Aunt Jennifer is making an effort to embroider. Her ‘fingers flutter’ (alliteration) signifying that there is a lack of confidence and that she faces difficulty in pulling out the ivory needles. This depicts her frightened and timid nature because she has suffered at the hands of her husband. The wedding band that she wears on her finger appears to be heavy metaphorically speaking, depicting the ordeals and sufferings that she has been subjected to. Such is the trauma of Jennifer’s life that it may continue to haunt her even after her death. Her hands will still depict the ring (bowed down) which symbolizes the ordeals that suppressed her during her lifetime. On the other hand, her creative expression will continue to live in the form of the tigers that she has created in her panel. The tigers depict a free-spirited being who will continue to dance about, proud and unafraid.
Summary of the lesson in English- Aunt Jennifer’s Tigers (2) :
The first stanza describes Aunt Jennifer’s Tigers. These tigers have been made by Aunt Jennifer on the tapestry. Though unreal, they are described as bright, crystalline animals that prance around their ‘world of green’, i.e. forest. These tigers are certain of who they are and what they want. They represent fearlessness, assertion and power. These are the qualities which Aunt Jennifer lacks. In fact, these tigers symbolise the men who dominate human society.
The second stanza describes Aunt Jennifer and her creative skills.
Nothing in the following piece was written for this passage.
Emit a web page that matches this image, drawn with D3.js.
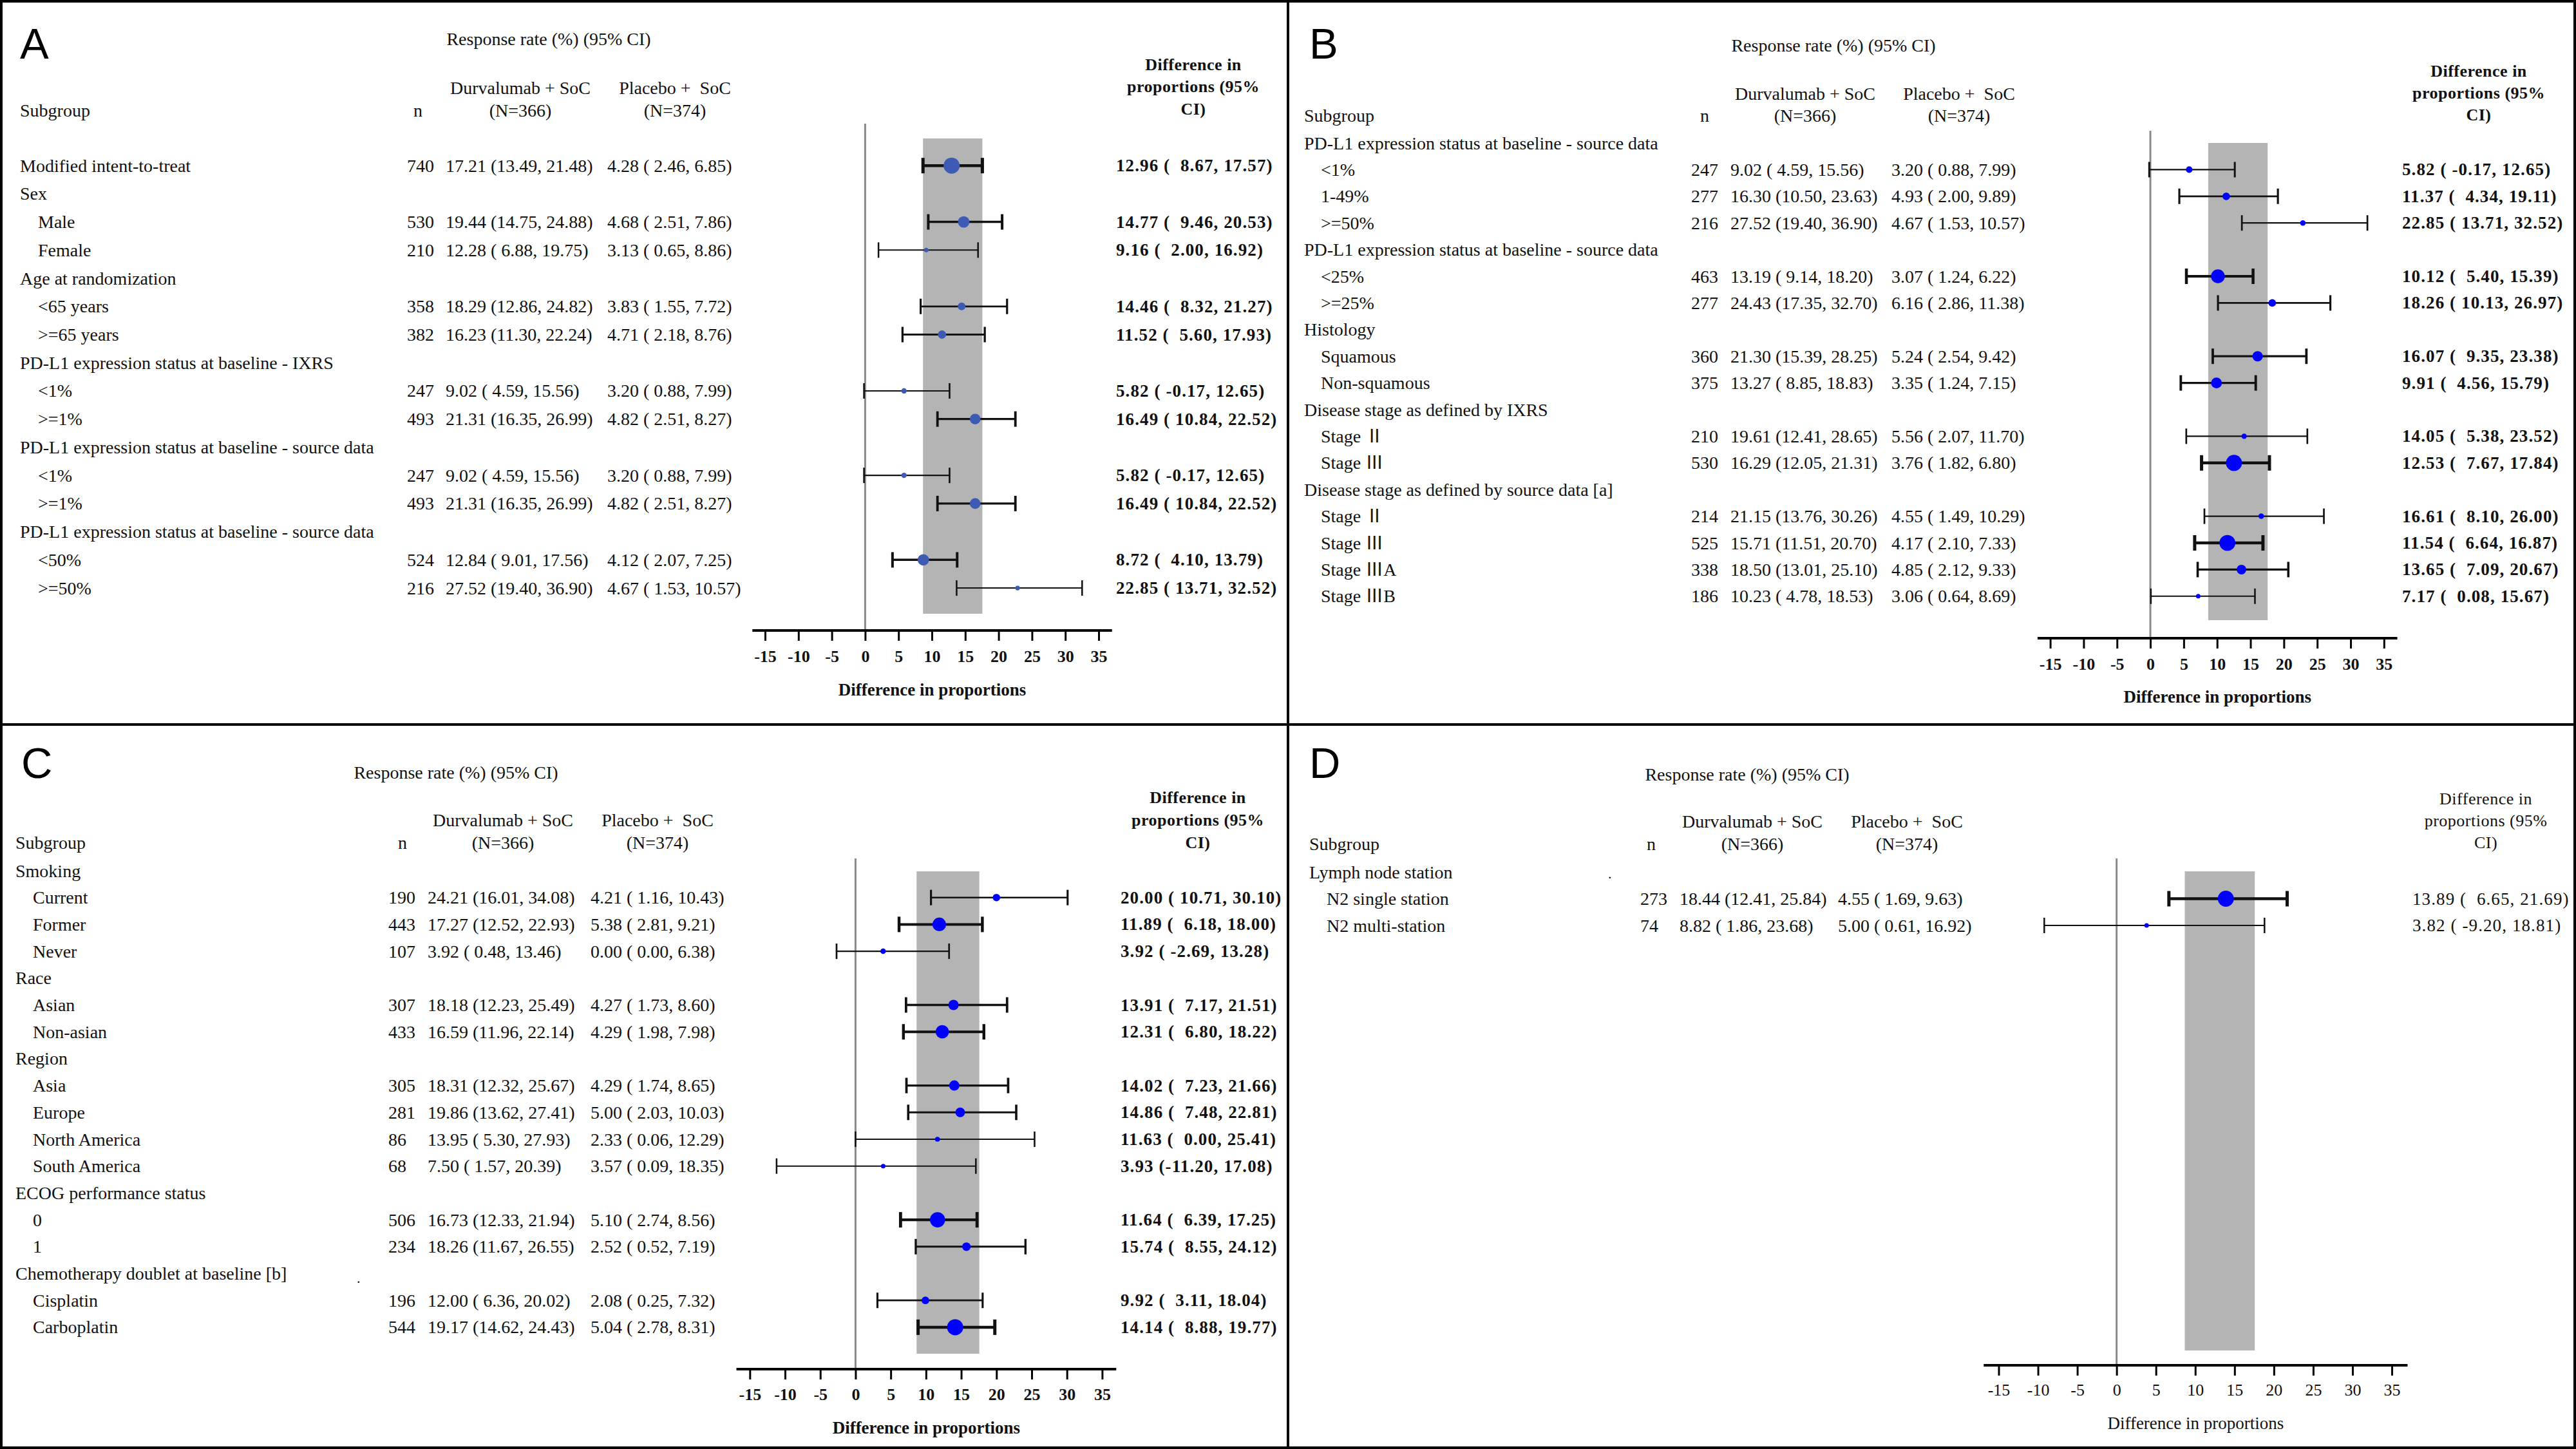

She is doing needlework on a panel and making tigers. Her fingers flutter because of the burden of oppression that she has on her. The poet tells about the metaphorical weight of Aunt Jennifer’s wedding band and implies that her marriage was unhappy and prevented her from living a life that she wanted. Uncle’s wedding ‘band’ represents the patriarchal society in which she lived. In fact, Aunt Jennifer seems to live her desires—of being confident and fearless—through the tigers she is making.
The last stanza of the poem takes a morbid turn. It describes what would happen when Aunt Jennifer is dead. Her hands will be ‘terrified’ with the ‘massive weight of Uncle’s wedding band.’ It is evident here that even in her death, she would not win the battle against masculine domination. Even death will not free Aunt Jennifer from her ordeals. The tigers she had made would continue to look ‘proud’ and ‘unafraid’.
The poem deals with the women’s struggle against oppression, rebellion, a patriarchal society.